Symptoms like chronic fatigue and exhaustion can bother our day-to-day life, but it’s a sign that that the body is building required protection against the virus. Fatigue can also be accompanied by feelings of chills and minor aches, which could knock a person out. This can be especially dangerous for people above the age of 55, which is why they should be even more careful of this particular symptom.

The solution to this symptom is simply rest and relaxation. Many doctors suggest to avoid scheduling the vaccine shot before a busy day so they can rest in case they get sluggish throughout the day. Moreover, symptoms are often the most pronounced the next day.


Rashes, on the other hand, are not the most common side-effects but can sometimes take upto a week’s time to come up. It is suspected that this symptom is more common on those who may be suffering from an allergy, or might be sensitive to the vaccine’s makeup. Hence, consider getting urgent medical help the moment you spot one. Swelling, bleeding, delirium or chronic fainting spells should not be ignored.

Fever and Chills

It should be noted that fever and chills are two of the most commonly reported side-effects with the Moderna vaccine. Luckily, these symptoms go away on its own although the intensity of pain can differ from person to person. As the body starts to produce antibodies, there will also be a rise in inflammatory markers causing low-grade or high fever, accompanied by redness and swelling.

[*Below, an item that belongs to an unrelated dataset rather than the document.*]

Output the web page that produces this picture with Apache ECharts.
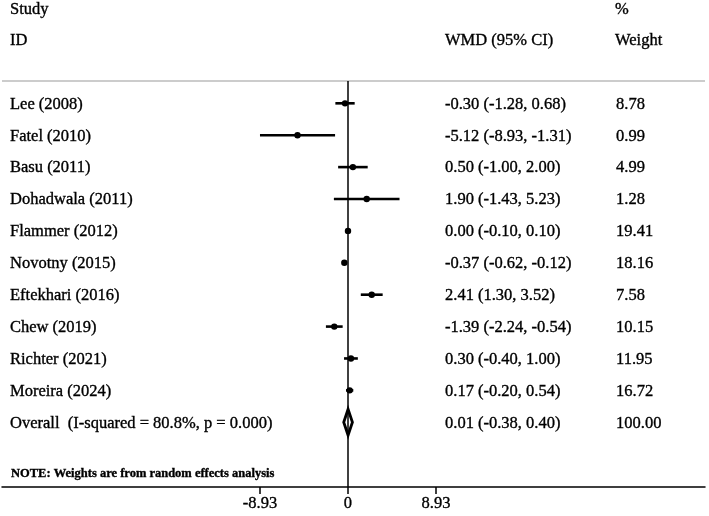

One of the participants who was part of the Moderna trials was reported to break into bone-breaking chills with a fever that went up to 102 degrees Fahrenheit in just a few hours after he was vaccinated. However, he confirmed that the symptoms subsided a few hours after on its own and required no additional medical assistance.

In case you ever break into a fever after taking your shot, the CDC recommends people to drink lots of fluids, dress lightly and take acetaminophen (Tylenol). It’s safe to take the acetaminophen after the vaccine as there is no reports that this will interrupt the immune response.


If you are one which develops soreness such as low-intensity muscle pain and joint aches, then it’s good news! These are signs that your body is developing an immune response to the vaccine. That said, results vary. Some people don’t experience soreness at all while some have it throughout their entire body. Yet among the symptoms, soreness is one of the most common side-effects, reported in over 43% cases.

To treat the pain, the Centers for Disease Control and Prevention suggests applying a cool, wet washcloth to the site of the injection. Otherwise, doctors also recommend using warm compresses, drinking lots of water and resting. A warm bath with Epsom salts can help, too.

You can also try to move your arm as staying still will just increase muscle soreness while movement in your arm increases blood flow and exercises that muscle. One tip is to get the shot on your dominant arm rather than the non-dominant arm, because you will be more likely to move it throughout the day, which helps minimize any soreness. If none of that works, then you can take anti-pain medications and pain relievers.

What to Do if Your Side Effects Persist or Get Worse

According to the CDC, these side effects are supposed to go away after a while.

However, if the redness and tenderness in your arm gets worse after 24 hours or the side effects from the vaccine don’t get better and go away after a few days, then call your doctor.

You should also call if you have a high fever (higher than 103 degrees F) for three days in a row or are experiencing breathing issues, chest pain and wheezing at any time. These are not expected side effects and require medical attention.